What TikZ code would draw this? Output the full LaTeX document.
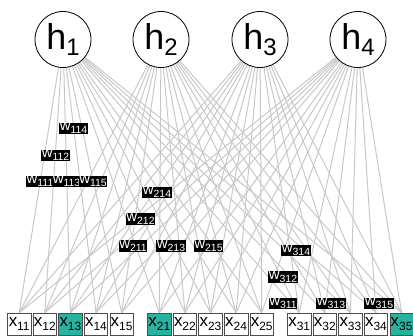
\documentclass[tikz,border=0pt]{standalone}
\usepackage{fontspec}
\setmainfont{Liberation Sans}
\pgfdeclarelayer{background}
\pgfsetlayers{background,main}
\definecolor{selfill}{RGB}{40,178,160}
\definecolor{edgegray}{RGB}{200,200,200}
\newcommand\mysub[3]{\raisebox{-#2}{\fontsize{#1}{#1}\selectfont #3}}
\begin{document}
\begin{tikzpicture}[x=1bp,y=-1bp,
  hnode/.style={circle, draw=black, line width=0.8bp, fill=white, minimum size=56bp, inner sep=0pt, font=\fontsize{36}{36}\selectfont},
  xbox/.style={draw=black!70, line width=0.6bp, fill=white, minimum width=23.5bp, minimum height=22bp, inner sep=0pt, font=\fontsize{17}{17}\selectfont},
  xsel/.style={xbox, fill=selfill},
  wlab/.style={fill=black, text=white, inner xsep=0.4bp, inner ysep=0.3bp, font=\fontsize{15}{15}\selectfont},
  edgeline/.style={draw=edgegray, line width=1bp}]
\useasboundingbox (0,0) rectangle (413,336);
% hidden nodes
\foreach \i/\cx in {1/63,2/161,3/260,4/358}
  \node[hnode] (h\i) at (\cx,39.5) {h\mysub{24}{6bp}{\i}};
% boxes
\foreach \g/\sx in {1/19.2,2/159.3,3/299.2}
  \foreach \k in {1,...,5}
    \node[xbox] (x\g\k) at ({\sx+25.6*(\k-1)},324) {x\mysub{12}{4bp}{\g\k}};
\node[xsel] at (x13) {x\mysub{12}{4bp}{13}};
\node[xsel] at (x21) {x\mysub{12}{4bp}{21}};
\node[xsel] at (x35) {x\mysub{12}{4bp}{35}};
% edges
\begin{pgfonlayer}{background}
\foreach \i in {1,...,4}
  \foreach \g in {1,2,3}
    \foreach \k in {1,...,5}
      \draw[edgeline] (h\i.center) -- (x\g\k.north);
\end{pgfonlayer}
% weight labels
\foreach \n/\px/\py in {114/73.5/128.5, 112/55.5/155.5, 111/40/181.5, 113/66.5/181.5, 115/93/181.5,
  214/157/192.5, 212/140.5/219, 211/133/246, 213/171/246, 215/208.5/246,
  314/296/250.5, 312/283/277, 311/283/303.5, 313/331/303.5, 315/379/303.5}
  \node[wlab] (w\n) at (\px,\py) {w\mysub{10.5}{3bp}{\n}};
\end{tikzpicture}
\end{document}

= = = = =

### WRITTEN TASK:
Copy each line exactly, and leave the pictures out of your copy.

### WRITTEN RESPONSE:
What TikZ code would draw this? Output the full LaTeX document.
\documentclass[tikz,border=0pt]{standalone}
\usepackage{fontspec}
\setmainfont{Liberation Sans}
\pgfdeclarelayer{background}
\pgfsetlayers{background,main}
\definecolor{selfill}{RGB}{40,178,160}
\definecolor{edgegray}{RGB}{200,200,200}
\newcommand\mysub[3]{\raisebox{-#2}{\fontsize{#1}{#1}\selectfont #3}}
\begin{document}
\begin{tikzpicture}[x=1bp,y=-1bp,
  hnode/.style={circle, draw=black, line width=0.8bp, fill=white, minimum size=56bp, inner sep=0pt, font=\fontsize{36}{36}\selectfont},
  xbox/.style={draw=black!70, line width=0.6bp, fill=white, minimum width=23.5bp, minimum height=22bp, inner sep=0pt, font=\fontsize{17}{17}\selectfont},
  xsel/.style={xbox, fill=selfill},
  wlab/.style={fill=black, text=white, inner xsep=0.4bp, inner ysep=0.3bp, font=\fontsize{15}{15}\selectfont},
  edgeline/.style={draw=edgegray, line width=1bp}]
\useasboundingbox (0,0) rectangle (413,336);
% hidden nodes
\foreach \i/\cx in {1/63,2/161,3/260,4/358}
  \node[hnode] (h\i) at (\cx,39.5) {h\mysub{24}{6bp}{\i}};
% boxes
\foreach \g/\sx in {1/19.2,2/159.3,3/299.2}
  \foreach \k in {1,...,5}
    \node[xbox] (x\g\k) at ({\sx+25.6*(\k-1)},324) {x\mysub{12}{4bp}{\g\k}};
\node[xsel] at (x13) {x\mysub{12}{4bp}{13}};
\node[xsel] at (x21) {x\mysub{12}{4bp}{21}};
\node[xsel] at (x35) {x\mysub{12}{4bp}{35}};
% edges
\begin{pgfonlayer}{background}
\foreach \i in {1,...,4}
  \foreach \g in {1,2,3}
    \foreach \k in {1,...,5}
      \draw[edgeline] (h\i.center) -- (x\g\k.north);
\end{pgfonlayer}
% weight labels
\foreach \n/\px/\py in {114/73.5/128.5, 112/55.5/155.5, 111/40/181.5, 113/66.5/181.5, 115/93/181.5,
  214/157/192.5, 212/140.5/219, 211/133/246, 213/171/246, 215/208.5/246,
  314/296/250.5, 312/283/277, 311/283/303.5, 313/331/303.5, 315/379/303.5}
  \node[wlab] (w\n) at (\px,\py) {w\mysub{10.5}{3bp}{\n}};
\end{tikzpicture}
\end{document}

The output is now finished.